Taped live at Bahama Bay in Philadelphia, PA, the audience's excitement displayed KOOL's already growing following and added an intense dimension to the recording. "We do all these recordings in one take in front of thousands of people, instead of going to the studio and making changes," says Kool. "When you've got four to five thousand people there, you can't start and stop. A lot of hip-hop artists say to me, 'You've got guts to do that.' But I'm a club DJ, I'm used to performing on front of crowds. That's my job."

The result was magic. According to Steve Janis, the reaction to the track "Let Me Clear My Throat" was swift: "We just sent the record out, and people went nuts." The song spread like wildfire from club to club, station to station, and market to market -- first Richmond, then DC and Baltimore, then Philadelphia, then down through the Carolinas. Eventually, the little record on the little independent got as far south as Miami, and as far west as Chicago, all with no video and very little promotion. Let Me Clear My Throat, the album and single combined, have already sold over a quarter-million copies.

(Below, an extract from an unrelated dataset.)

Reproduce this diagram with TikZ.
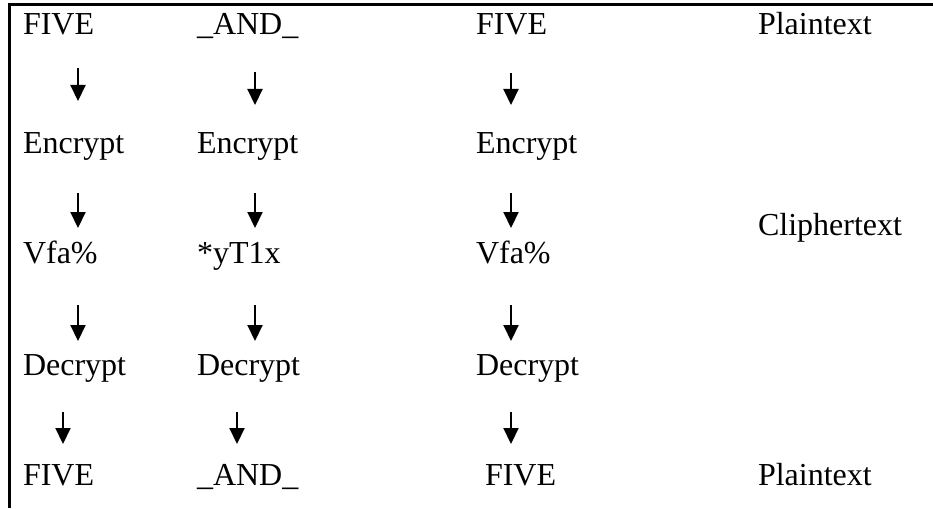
\documentclass[tikz,border=0pt]{standalone}
\usepackage{fontspec}
\setmainfont{Liberation Serif}
\usetikzlibrary{arrows.meta}

\begin{document}
\begin{tikzpicture}
  [
    x=1pt,y=-1pt,
    font=\fontsize{32}{38}\selectfont,
    word/.style={anchor=base west,inner sep=0pt,outer sep=0pt},
    flow/.style={line width=2.1pt,-{Triangle[width=15pt,length=16pt]}},
    frame/.style={line width=3pt},
  ]
  \useasboundingbox (0,0) rectangle (933,508);

  % frame: top and left edge only
  \coordinate (frame-bl) at (9,508);
  \coordinate (frame-tl) at (9,5);
  \coordinate (frame-tr) at (933,5);
  \draw[frame] (frame-bl) -- (frame-tl) -- (frame-tr);

  % plaintext in
  \node[word] (pt-1) at (23,35)  {FIVE};
  \node[word] (pt-2) at (197,35) {\_AND\_};
  \node[word] (pt-3) at (476,35) {FIVE};
  \node[word] (pt-lbl) at (758,35) {Plaintext};

  \node[word] (enc-1) at (23,153)  {Encrypt};
  \node[word] (enc-2) at (197,153) {Encrypt};
  \node[word] (enc-3) at (476,153) {Encrypt};

  % ciphertext
  \node[word] (ct-1) at (23,263)  {Vfa\%};
  \node[word] (ct-2) at (197,263) {*yT1x};
  \node[word] (ct-3) at (476,263) {Vfa\%};
  \node[word] (ct-lbl) at (758,235) {Cliphertext};

  \node[word] (dec-1) at (23,375)  {Decrypt};
  \node[word] (dec-2) at (197,375) {Decrypt};
  \node[word] (dec-3) at (476,375) {Decrypt};

  % plaintext out
  \node[word] (out-1) at (23,485)  {FIVE};
  \node[word] (out-2) at (197,485) {\_AND\_};
  \node[word] (out-3) at (485,485) {FIVE};
  \node[word] (out-lbl) at (758,485) {Plaintext};

  % down arrows between the rows
  \foreach \n/\x/\ya/\yb in {
      a1-1/78/68/101,  a1-2/255/72/105,  a1-3/511/73/105,
      a2-1/78/193/228, a2-2/255/193/228, a2-3/511/193/228,
      a3-1/78/305/341, a3-2/255/305/341, a3-3/511/305/341,
      a4-1/63/412/444, a4-2/237/412/444, a4-3/511/412/444}
  {
    \coordinate (\n-top) at (\x,\ya);
    \coordinate (\n-tip) at (\x,\yb);
    \draw[flow] (\n-top) -- (\n-tip);
  }
\end{tikzpicture}
\end{document}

Early on, the record had attracted the attention of staff at American Recordings, and it was American which finally made the deal with the intention of breaking KOOL nationwide. "Kool is doing what no one else is doing, " states Dino Paredes, Director of A&R for American Recordings. "It's hip-hop informed by the go-go sensibility of working songs with the crowd. Kool came to American because we let him do what he does."

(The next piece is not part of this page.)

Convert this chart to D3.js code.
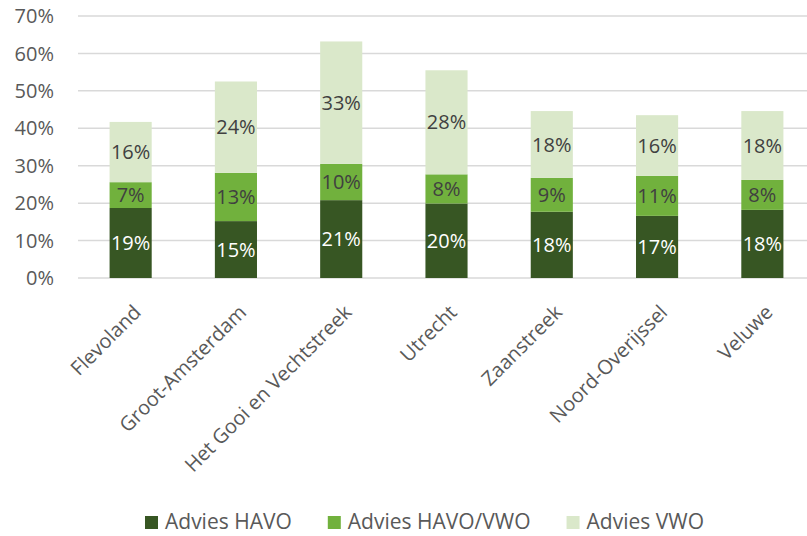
<!DOCTYPE html>
<html>
<head>
<meta charset="utf-8">
<script src="https://cdn.jsdelivr.net/npm/d3@7"></script>
<style>
  body { margin: 0; background: #fff; }
  svg { display: block; font-family: "Open Sans", sans-serif; }
</style>
</head>
<body>
<div id="chart"></div>
<script>
// data (percentages)
const regions = ['Flevoland', 'Groot-Amsterdam', 'Het Gooi en Vechtstreek', 'Utrecht', 'Zaanstreek', 'Noord-Overijssel', 'Veluwe'];
const seriesNames = ['Advies HAVO', 'Advies HAVO/VWO', 'Advies VWO'];
const havo = [18.7, 15.2, 20.8, 19.9, 17.7, 16.6, 18.2];
const havoVwo = [6.9, 12.9, 9.7, 7.8, 9.05, 10.7, 8.0];
const vwo = [16.1, 24.4, 32.7, 27.8, 17.85, 16.2, 18.4];
const yTicks = [0, 10, 20, 30, 40, 50, 60, 70];

const colors = ['#375623', '#71B13D', '#DAE8CA'];
const labelColors = ['#ffffff', '#404040', '#404040'];

const width = 807, height = 536;
const margin = { top: 16, right: -8, bottom: 258, left: 78 };

const rows = regions.map((r, i) => ({ region: r, 'Advies HAVO': havo[i], 'Advies HAVO/VWO': havoVwo[i], 'Advies VWO': vwo[i] }));
const stacked = d3.stack().keys(seriesNames)(rows);

const svg = d3.select('#chart').append('svg')
    .attr('width', width)
    .attr('height', height);

const x = d3.scaleBand()
    .domain(regions)
    .range([margin.left, width - margin.right])
    .paddingInner(0.6)
    .paddingOuter(0.3);

const y = d3.scaleLinear()
    .domain([0, 70])
    .range([height - margin.bottom, margin.top]);

// gridlines
svg.append('g')
    .selectAll('line')
    .data(yTicks)
    .enter().append('line')
    .attr('x1', margin.left)
    .attr('x2', width - margin.right)
    .attr('y1', d => y(d))
    .attr('y2', d => y(d))
    .attr('stroke', '#d9d9d9')
    .attr('stroke-width', 1.5);

// y tick labels
svg.append('g')
    .selectAll('text')
    .data(yTicks)
    .enter().append('text')
    .attr('x', 54)
    .attr('y', d => y(d))
    .attr('dy', '0.36em')
    .attr('text-anchor', 'end')
    .attr('font-size', 20)
    .attr('fill', '#595959')
    .text(d => d + '%');

// bars
const layers = svg.append('g')
    .selectAll('g')
    .data(stacked)
    .enter().append('g')
    .attr('fill', (d, i) => colors[i]);

layers.selectAll('rect')
    .data(d => d)
    .enter().append('rect')
    .attr('x', d => x(d.data.region))
    .attr('y', d => y(d[1]))
    .attr('width', x.bandwidth())
    .attr('height', d => y(d[0]) - y(d[1]));

// value labels
stacked.forEach((layer, li) => {
    svg.append('g')
        .selectAll('text')
        .data(layer)
        .enter().append('text')
        .attr('x', d => x(d.data.region) + x.bandwidth() / 2)
        .attr('y', d => (y(d[0]) + y(d[1])) / 2)
        .attr('dy', '0.36em')
        .attr('text-anchor', 'middle')
        .attr('font-size', 20)
        .attr('fill', labelColors[li])
        .text(d => Math.round(d[1] - d[0]) + '%');
});

// x labels, rotated
svg.append('g')
    .selectAll('text')
    .data(regions)
    .enter().append('text')
    .attr('transform', d => `translate(${x(d) + x.bandwidth() / 2 + 1},303) rotate(-45)`)
    .attr('dy', '0.75em')
    .attr('text-anchor', 'end')
    .attr('font-size', 20)
    .attr('fill', '#595959')
    .text(d => d);

// legend
const legend = svg.append('g');
let lx = 145;
seriesNames.forEach((name, i) => {
    legend.append('rect')
        .attr('x', lx)
        .attr('y', 516)
        .attr('width', 13)
        .attr('height', 13)
        .attr('fill', colors[i]);
    const t = legend.append('text')
        .attr('x', lx + 20)
        .attr('y', 529)
        .attr('font-size', 21)
        .attr('fill', '#595959')
        .text(name);
    lx += 20 + t.node().getComputedTextLength() + 36;
});
</script>
</body>
</html>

"Let Me Clear My Throat," as re-issued on American for a promotion blitz in 1997, features three brand-new remixes. The record features one remix by New York's top DJ Funkmaster Flex and another by DJ Mark the 45 King, whose classic record "The 900 Number" forms the music bed of the original "Let Me Clear My Throat."

The video, shot live (of course) in Philly's Gothum Club, was made in tandem with the "Old School Reunion Remix" and features incredible cameos by hip-hop legends Doug E. Fresh and Biz Markie. Appropriately enough, these two artists share one important thing in common with KOOL: They're of the few remaining hip-hop acts who know how to really rock a crowd. "Live performance in hip-hop has become a lost art," says American Rap A&R and Marketing head Dan Charnas. "That's why the new video is so refreshing."

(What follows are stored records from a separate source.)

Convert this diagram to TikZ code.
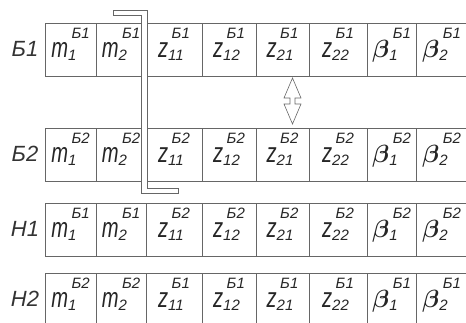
\documentclass[tikz,border=0pt]{standalone}
\usepackage{fontspec}
\usepackage{amsmath}
\newfontfamily\gostf{Liberation Sans}
\newfontfamily\gostn[FakeStretch=0.72]{Liberation Sans}
\newcommand\gostl{\gostf\itshape\fontsize{22}{22}\selectfont}
\newcommand\gostm{\gostn\itshape\fontsize{28}{28}\selectfont}
\newcommand\gosts{\gostf\itshape\fontsize{15}{15}\selectfont}
% 带上下标的符号
\newcommand\gsym[3]{{\gostm #1}\rlap{\raisebox{-3pt}{\gosts #2}}\hspace{3.5pt}\raisebox{19pt}{\gosts #3}}
\newcommand\bt{{\fontsize{30}{30}\selectfont$\boldsymbol{\beta}$}}
\begin{document}
\begin{tikzpicture}[x=1pt,y=-1pt,
    grid/.style={draw=black!60, line width=0.7pt},
    lbl/.style={anchor=base, text=black!80, inner sep=0pt, font=\gostl},
    sym/.style={anchor=base, text=black!85, inner sep=0pt}]
    \useasboundingbox (0,0) rectangle (466,322);
    % 表格各行
    \foreach \y/\r/\lab/\sa/\sb in {23/1/Б1/Б1/Б1, 128/2/Б2/Б2/Б2, 203/3/Н1/Б1/Б2, 273/4/Н2/Б2/Б1}{
        \draw[grid] (45,\y) rectangle (467,\y+53);
        \foreach \x in {96,146,202,256,309,367,416}
            \draw[grid] (\x,\y) -- (\x,\y+53);
        \node[lbl] (lab\r) at (25,\y+33) {\lab};
        \foreach \c/\x/\m/\s in {1/70.5/m/1, 2/121/m/2, 3/174/z/11, 4/229/z/12,
                5/282.5/z/21, 6/338/z/22, 7/391.5/\bt/1, 8/441.5/\bt/2}
            \node[sym] (c\r-\c) at (\x,\y+34) {\gsym{\m}{\s}{\ifnum\c<3 \sa\else\sb\fi}};
    }
    % 分隔条
    \draw[grid, fill=white] (113,10) -- (147,10) -- (147,188) -- (178,188) -- (178,193)
        -- (141,193) -- (141,15) -- (113,15) -- cycle;
    % 交换箭头
    \draw[grid, line width=0.6pt] (292.5,78) -- (301,98) -- (295,98) -- (295,104) -- (301,104)
        -- (292.5,124) -- (284,104) -- (290,104) -- (290,98) -- (284,98) -- cycle;
\end{tikzpicture}
\end{document}
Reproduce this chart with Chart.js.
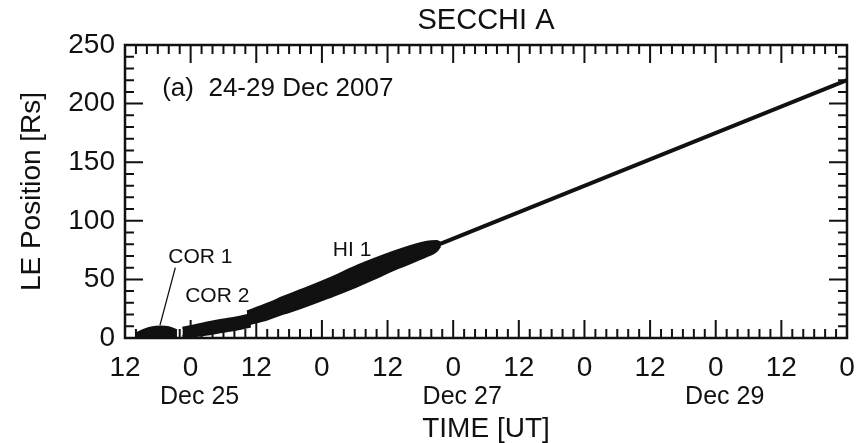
<!DOCTYPE html>
<html>
<head>
<meta charset="utf-8">
<script src="https://cdn.jsdelivr.net/npm/chart.js@4/dist/chart.umd.min.js"></script>
<style>
  html, body { margin: 0; padding: 0; background: #fff; }
  #wrap { width: 856px; height: 443px; }
</style>
</head>
<body>
<div id="wrap"><canvas id="c" width="856" height="443"></canvas></div>
<script>
// Time is counted in hours after 24 Dec 2007 12:00 UT.
const xTickHours = [0, 12, 24, 36, 48, 60, 72, 84, 96, 108, 120, 132];
const xTickLabels = ['12', '0', '12', '0', '12', '0', '12', '0', '12', '0', '12', '0'];
const dateLabels = ['Dec 25', 'Dec 27', 'Dec 29'];
const dateLabelHours = [12, 60, 108];
const yTickValues = [0, 50, 100, 150, 200, 250];
const yTickLabels = ['0', '50', '100', '150', '200', '250'];

// Leading-edge position [Rs] per instrument: track centre and half spread.
const cor1Hours  = [2.0, 3.5, 5.0, 6.5, 8.0, 9.5];
const cor1Pos    = [1.5, 3.0, 4.0, 4.5, 4.5, 3.5];
const cor1Spread = [2.0, 4.0, 5.0, 5.0, 4.5, 3.0];

const cor2Hours  = [10.5, 13.0, 15.5, 18.0, 20.5, 23.0];
const cor2Pos    = [5.0, 6.5, 8.5, 10.5, 12.5, 15.0];
const cor2Spread = [3.5, 4.5, 5.0, 5.0, 5.0, 5.0];

const hi1Hours  = [22.3, 26.0, 29.0, 32.0, 38.0, 41.0, 44.0, 50.0, 55.2, 57.0, 57.6];
const hi1Pos    = [17.0, 22.5, 28.0, 33.0, 44.0, 50.0, 56.0, 67.5, 76.0, 78.5, 80.0];
const hi1Spread = [5.5, 6.5, 7.0, 7.5, 8.0, 8.5, 8.5, 7.5, 6.0, 4.0, 1.5];

// Constant-speed fit carried forward to the end of the interval.
const fitHours = [54, 132];
const fitPos   = [73.5, 220];

// Pointer from the COR 1 label to its track.
const pointerHours = [6.4, 9.2];
const pointerPos   = [11, 60];

// Annotation texts and their anchor points (hours, Rs).
const notes = [
  { text: '(a)  24-29 Dec 2007', h: 6.8, r: 213, size: 26 },
  { text: 'COR 1', h: 7.9, r: 69, size: 21 },
  { text: 'COR 2', h: 11.0, r: 36, size: 21 },
  { text: 'HI 1', h: 38.0, r: 75, size: 21 }
];

const ink = '#111';
const fontFamily = '"Liberation Sans", Arial, Helvetica, sans-serif';
const xMinorStep = 2, xMajorStep = 12;
const yMinorStep = 10, yMajorStep = 50;

function pts(hours, vals, spread, sign) {
  return hours.map((h, i) => ({ x: h, y: vals[i] + (spread ? sign * spread[i] : 0) }));
}

function band(hours, vals, spread) {
  const base = { borderColor: ink, backgroundColor: ink, borderWidth: 2.5,
                 pointRadius: 0, cubicInterpolationMode: 'monotone' };
  return [
    Object.assign({}, base, { data: pts(hours, vals, spread, -1), fill: false }),
    Object.assign({}, base, { data: pts(hours, vals, spread, 1), fill: '-1' })
  ];
}

const frame = {
  id: 'frame',
  afterDatasetsDraw(chart) {
    const { ctx, chartArea: a, scales: { x, y } } = chart;
    ctx.save();
    ctx.strokeStyle = ink;
    ctx.lineWidth = 2;
    ctx.beginPath();
    for (let h = x.min; h <= x.max + 1e-9; h += xMinorStep) {
      const px = x.getPixelForValue(h);
      const len = (Math.round(h) % xMajorStep === 0) ? 18 : 9;
      ctx.moveTo(px, a.bottom); ctx.lineTo(px, a.bottom - len);
      ctx.moveTo(px, a.top);    ctx.lineTo(px, a.top + len);
    }
    for (let v = y.min; v <= y.max + 1e-9; v += yMinorStep) {
      const py = y.getPixelForValue(v);
      const len = (Math.round(v) % yMajorStep === 0) ? 18 : 9;
      ctx.moveTo(a.left, py);  ctx.lineTo(a.left + len, py);
      ctx.moveTo(a.right, py); ctx.lineTo(a.right - len, py);
    }
    ctx.stroke();
    ctx.lineWidth = 2.5;
    ctx.strokeRect(a.left, a.top, a.right - a.left, a.bottom - a.top);

    ctx.fillStyle = ink;
    ctx.textBaseline = 'middle';
    ctx.textAlign = 'center';
    ctx.font = '25px ' + fontFamily;
    dateLabels.forEach((t, i) => {
      ctx.fillText(t, x.getPixelForValue(dateLabelHours[i]) + 9, a.bottom + 59);
    });
    ctx.textAlign = 'left';
    notes.forEach(n => {
      ctx.font = n.size + 'px ' + fontFamily;
      ctx.fillText(n.text, x.getPixelForValue(n.h), y.getPixelForValue(n.r));
    });
    ctx.restore();
  }
};

new Chart(document.getElementById('c'), {
  type: 'line',
  data: {
    datasets: [
      ...band(cor1Hours, cor1Pos, cor1Spread),
      ...band(cor2Hours, cor2Pos, cor2Spread),
      ...band(hi1Hours, hi1Pos, hi1Spread),
      { data: pts(fitHours, fitPos), borderColor: ink, borderWidth: 4, pointRadius: 0, fill: false },
      { data: pts(pointerHours, pointerPos), borderColor: ink, borderWidth: 1.3, pointRadius: 0, fill: false }
    ]
  },
  options: {
    responsive: false,
    animation: false,
    devicePixelRatio: 1,
    layout: { padding: { left: 0, right: 9, top: 0, bottom: 0 } },
    plugins: {
      legend: { display: false },
      tooltip: { enabled: false },
      title: {
        display: true,
        text: 'SECCHI A',
        fullSize: false,
        color: ink,
        font: { family: fontFamily, size: 29, weight: 'normal', lineHeight: 1 },
        padding: { top: 6, bottom: 10 }
      }
    },
    scales: {
      x: {
        type: 'linear',
        min: 0,
        max: 132,
        grid: { display: false, drawTicks: false },
        border: { display: false },
        afterBuildTicks: s => { s.ticks = xTickHours.map(v => ({ value: v })); },
        afterFit: s => { s.height = 105; },
        ticks: {
          autoSkip: false,
          maxRotation: 0,
          padding: 0,
          color: ink,
          font: { family: fontFamily, size: 28, lineHeight: 60 / 28 },
          callback: (v, i) => xTickLabels[i]
        },
        title: {
          display: true,
          text: 'TIME [UT]',
          color: ink,
          font: { family: fontFamily, size: 28, lineHeight: 1 },
          padding: { top: 0, bottom: 0 }
        }
      },
      y: {
        type: 'linear',
        min: 0,
        max: 250,
        grid: { display: false, drawTicks: false },
        border: { display: false },
        afterBuildTicks: s => { s.ticks = yTickValues.map(v => ({ value: v })); },
        afterFit: s => { s.width = 125; },
        ticks: {
          padding: 10,
          color: ink,
          font: { family: fontFamily, size: 28, lineHeight: 1 },
          callback: (v, i) => yTickLabels[i]
        },
        title: {
          display: true,
          text: 'LE Position [Rs]',
          color: ink,
          font: { family: fontFamily, size: 28, lineHeight: 1 },
          padding: { top: 18, bottom: 0 }
        }
      }
    }
  },
  plugins: [frame]
});
</script>
</body>
</html>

DJ KOOL comes along at the perfect time, after a very tough year for hip-hop. "You never hear anything in my music that glorifies drugs or violence, or that disrespects a female or another man," says KOOL. "I'm not preaching. My music is basically about 'hands in the air,' and maybe while we're partying, we can forget about life's problems for a few minutes and have fun."

KOOL describes his unique style of party hip-hop as "Taking it back to where hip-hop began, when they weren't into gangsta rap...when hip-hop was about grabbin' the mic and having a good time."

Witness, then, hip-hop from a DJ's perspective. DJ KOOL's album, Let Me Clear My Throat, issued nationally for the first time on American Recordings.